Take the records below and print them verbatim up to and including the line that carries "plt.rcParams['mathtext.default'] = 'regular'".

[Records with drawing code]
○ ○ ○ ○ ○ ○ ○
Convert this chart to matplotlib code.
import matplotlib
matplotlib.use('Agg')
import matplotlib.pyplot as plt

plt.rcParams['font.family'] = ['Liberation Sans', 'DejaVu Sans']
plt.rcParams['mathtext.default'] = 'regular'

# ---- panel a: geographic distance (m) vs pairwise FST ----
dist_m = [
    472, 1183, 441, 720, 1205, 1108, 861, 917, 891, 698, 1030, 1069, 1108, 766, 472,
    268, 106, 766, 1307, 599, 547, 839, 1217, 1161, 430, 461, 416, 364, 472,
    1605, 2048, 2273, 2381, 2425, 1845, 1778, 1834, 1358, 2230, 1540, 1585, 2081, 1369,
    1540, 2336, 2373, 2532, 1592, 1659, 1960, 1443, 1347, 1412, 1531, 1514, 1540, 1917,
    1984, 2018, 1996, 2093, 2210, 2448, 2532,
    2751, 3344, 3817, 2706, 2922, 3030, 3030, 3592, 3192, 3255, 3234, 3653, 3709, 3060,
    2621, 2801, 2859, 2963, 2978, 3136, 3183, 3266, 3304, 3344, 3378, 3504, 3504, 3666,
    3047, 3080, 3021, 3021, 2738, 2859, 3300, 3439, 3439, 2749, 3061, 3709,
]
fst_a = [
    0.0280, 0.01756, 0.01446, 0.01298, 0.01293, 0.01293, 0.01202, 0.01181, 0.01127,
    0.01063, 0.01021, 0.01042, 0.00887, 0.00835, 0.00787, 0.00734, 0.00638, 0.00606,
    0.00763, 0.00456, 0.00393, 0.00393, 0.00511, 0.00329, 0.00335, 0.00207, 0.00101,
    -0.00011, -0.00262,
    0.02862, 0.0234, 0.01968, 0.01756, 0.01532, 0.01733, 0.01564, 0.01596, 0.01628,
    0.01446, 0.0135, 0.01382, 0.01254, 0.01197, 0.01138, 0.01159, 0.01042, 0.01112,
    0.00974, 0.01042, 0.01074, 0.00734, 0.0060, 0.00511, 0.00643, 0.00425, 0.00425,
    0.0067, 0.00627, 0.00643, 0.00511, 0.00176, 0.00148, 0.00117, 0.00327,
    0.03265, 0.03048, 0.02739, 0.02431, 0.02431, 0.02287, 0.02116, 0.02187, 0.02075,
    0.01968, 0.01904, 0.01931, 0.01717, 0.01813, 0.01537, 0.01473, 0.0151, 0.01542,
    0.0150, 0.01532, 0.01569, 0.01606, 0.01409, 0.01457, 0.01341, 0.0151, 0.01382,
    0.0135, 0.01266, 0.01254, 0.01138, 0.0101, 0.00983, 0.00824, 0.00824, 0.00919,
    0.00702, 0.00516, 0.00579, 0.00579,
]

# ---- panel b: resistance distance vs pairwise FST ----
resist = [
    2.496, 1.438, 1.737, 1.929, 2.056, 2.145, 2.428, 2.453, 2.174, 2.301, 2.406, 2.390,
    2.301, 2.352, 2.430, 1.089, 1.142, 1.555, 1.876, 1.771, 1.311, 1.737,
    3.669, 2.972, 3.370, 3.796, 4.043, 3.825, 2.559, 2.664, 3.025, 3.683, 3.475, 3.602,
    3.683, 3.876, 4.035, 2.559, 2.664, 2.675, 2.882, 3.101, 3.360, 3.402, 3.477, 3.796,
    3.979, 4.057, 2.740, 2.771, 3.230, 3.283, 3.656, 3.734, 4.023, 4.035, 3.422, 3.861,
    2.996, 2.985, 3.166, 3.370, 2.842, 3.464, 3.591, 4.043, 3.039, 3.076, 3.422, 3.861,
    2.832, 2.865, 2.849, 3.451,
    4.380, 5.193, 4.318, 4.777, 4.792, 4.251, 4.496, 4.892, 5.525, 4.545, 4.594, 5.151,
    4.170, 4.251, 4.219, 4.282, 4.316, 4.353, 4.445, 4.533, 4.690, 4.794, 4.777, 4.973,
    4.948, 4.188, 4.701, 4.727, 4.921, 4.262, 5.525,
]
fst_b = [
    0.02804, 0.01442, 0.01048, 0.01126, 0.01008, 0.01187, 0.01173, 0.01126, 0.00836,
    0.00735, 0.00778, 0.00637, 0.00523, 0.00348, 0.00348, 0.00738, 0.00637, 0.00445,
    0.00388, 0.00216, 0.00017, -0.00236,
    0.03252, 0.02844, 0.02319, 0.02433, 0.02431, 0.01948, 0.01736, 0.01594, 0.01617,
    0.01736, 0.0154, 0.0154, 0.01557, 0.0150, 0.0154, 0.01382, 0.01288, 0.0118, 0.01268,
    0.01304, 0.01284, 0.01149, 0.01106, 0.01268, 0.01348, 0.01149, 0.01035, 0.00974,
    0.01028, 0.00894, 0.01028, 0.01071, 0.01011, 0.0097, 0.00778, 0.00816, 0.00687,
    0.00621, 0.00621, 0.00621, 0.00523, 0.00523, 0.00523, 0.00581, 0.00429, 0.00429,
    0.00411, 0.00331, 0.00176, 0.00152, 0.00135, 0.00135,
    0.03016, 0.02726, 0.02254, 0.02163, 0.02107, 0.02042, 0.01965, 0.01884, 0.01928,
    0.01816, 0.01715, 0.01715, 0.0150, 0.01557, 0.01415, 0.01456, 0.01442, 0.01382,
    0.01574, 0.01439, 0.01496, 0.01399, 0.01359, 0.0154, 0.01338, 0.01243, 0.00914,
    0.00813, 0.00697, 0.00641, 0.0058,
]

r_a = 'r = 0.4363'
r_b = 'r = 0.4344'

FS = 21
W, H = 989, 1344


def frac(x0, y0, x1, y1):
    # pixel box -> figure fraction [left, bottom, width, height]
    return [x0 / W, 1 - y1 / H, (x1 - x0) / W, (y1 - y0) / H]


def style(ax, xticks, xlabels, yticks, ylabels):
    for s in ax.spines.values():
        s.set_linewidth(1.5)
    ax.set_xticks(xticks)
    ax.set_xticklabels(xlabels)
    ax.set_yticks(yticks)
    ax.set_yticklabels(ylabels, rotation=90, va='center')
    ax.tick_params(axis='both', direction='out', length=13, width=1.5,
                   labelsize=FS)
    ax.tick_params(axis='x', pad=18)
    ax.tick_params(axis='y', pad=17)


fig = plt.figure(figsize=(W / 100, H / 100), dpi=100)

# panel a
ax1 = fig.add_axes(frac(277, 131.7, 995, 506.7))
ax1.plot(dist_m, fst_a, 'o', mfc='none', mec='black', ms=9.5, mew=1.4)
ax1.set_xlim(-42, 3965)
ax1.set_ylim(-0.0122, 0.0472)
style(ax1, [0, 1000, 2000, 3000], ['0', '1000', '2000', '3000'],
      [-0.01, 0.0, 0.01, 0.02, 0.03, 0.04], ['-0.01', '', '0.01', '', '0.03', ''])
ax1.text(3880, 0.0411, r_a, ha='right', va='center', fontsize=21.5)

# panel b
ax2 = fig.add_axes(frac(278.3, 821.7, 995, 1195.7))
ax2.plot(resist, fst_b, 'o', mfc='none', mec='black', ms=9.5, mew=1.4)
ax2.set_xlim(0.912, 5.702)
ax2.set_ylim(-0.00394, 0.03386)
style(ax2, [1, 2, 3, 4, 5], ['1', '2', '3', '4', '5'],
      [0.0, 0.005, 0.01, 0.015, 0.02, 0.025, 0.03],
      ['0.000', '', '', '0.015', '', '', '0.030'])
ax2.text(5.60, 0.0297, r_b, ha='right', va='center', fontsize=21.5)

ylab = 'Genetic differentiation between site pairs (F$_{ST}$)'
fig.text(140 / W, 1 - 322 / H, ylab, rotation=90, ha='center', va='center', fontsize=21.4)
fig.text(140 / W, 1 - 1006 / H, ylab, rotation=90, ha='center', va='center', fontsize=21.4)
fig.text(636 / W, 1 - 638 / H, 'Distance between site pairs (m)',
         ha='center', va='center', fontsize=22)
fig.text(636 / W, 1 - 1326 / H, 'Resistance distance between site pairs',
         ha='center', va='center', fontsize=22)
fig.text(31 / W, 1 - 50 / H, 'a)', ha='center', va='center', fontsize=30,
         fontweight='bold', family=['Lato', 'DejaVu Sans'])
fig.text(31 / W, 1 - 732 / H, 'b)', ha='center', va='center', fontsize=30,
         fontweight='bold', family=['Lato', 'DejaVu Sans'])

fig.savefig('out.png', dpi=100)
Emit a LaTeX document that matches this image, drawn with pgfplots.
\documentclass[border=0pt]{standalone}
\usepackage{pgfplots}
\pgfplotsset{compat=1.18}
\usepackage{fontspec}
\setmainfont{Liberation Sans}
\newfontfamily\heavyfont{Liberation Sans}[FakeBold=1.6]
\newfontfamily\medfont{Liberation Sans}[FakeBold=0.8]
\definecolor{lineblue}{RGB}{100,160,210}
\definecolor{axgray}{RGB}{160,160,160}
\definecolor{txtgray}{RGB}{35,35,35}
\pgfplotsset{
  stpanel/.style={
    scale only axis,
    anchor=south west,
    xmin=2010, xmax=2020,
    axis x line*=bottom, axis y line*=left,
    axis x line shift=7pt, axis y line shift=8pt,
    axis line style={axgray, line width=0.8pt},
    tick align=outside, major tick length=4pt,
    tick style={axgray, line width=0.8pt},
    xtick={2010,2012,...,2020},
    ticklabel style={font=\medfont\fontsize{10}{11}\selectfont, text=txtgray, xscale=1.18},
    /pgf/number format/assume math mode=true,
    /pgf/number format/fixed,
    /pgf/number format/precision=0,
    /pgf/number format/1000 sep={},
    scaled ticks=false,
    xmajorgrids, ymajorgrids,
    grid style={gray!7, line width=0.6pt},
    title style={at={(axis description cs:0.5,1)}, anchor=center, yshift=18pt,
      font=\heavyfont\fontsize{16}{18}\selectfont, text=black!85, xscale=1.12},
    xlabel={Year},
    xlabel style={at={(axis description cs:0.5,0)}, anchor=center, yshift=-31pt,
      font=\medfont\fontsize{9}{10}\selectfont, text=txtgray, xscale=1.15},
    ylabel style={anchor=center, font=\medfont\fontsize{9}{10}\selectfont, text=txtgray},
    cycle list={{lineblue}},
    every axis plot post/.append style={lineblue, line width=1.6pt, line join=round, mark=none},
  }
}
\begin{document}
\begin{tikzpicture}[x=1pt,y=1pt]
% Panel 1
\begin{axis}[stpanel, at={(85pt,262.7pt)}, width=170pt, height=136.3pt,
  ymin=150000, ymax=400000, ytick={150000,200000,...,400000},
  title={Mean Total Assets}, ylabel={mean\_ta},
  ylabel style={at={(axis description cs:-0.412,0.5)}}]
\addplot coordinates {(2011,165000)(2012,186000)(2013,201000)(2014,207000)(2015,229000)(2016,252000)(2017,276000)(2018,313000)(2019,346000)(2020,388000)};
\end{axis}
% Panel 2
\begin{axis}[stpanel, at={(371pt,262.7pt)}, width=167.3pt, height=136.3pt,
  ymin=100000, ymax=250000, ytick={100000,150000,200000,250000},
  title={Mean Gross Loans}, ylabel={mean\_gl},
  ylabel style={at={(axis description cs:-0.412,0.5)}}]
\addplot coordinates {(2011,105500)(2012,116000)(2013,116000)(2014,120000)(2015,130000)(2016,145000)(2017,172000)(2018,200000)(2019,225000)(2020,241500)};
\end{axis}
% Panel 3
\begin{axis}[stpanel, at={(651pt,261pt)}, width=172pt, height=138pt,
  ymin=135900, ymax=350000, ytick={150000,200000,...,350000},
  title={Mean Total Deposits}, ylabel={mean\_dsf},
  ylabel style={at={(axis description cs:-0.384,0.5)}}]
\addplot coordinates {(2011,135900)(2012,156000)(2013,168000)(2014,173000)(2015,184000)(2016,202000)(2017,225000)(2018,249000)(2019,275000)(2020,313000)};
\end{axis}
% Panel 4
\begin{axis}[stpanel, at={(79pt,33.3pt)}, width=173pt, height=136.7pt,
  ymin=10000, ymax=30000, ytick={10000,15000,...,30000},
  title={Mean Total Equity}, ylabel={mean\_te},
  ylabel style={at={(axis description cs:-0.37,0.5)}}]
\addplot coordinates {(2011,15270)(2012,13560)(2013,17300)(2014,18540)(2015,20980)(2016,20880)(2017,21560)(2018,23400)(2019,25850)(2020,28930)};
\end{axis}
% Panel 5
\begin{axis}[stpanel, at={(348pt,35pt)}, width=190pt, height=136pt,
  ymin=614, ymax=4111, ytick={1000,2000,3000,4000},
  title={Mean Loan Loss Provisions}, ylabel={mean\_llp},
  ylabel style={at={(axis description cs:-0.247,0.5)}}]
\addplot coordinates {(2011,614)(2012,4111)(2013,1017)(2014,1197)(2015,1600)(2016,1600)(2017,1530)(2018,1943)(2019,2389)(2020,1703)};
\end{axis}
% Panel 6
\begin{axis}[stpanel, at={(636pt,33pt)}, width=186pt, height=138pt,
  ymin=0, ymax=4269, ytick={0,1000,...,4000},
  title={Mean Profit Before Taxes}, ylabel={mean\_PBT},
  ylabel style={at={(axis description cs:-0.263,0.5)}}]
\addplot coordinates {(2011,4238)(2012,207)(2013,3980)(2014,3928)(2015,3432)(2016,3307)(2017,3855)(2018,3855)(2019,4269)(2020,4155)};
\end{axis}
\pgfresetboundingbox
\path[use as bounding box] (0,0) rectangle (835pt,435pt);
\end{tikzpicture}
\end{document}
○ ○ ○ ○ ○ ○ ○
### The completed task
Convert this chart to matplotlib code.
import matplotlib
matplotlib.use('Agg')
import matplotlib.pyplot as plt

plt.rcParams['font.family'] = ['Liberation Sans', 'DejaVu Sans']
plt.rcParams['mathtext.default'] = 'regular'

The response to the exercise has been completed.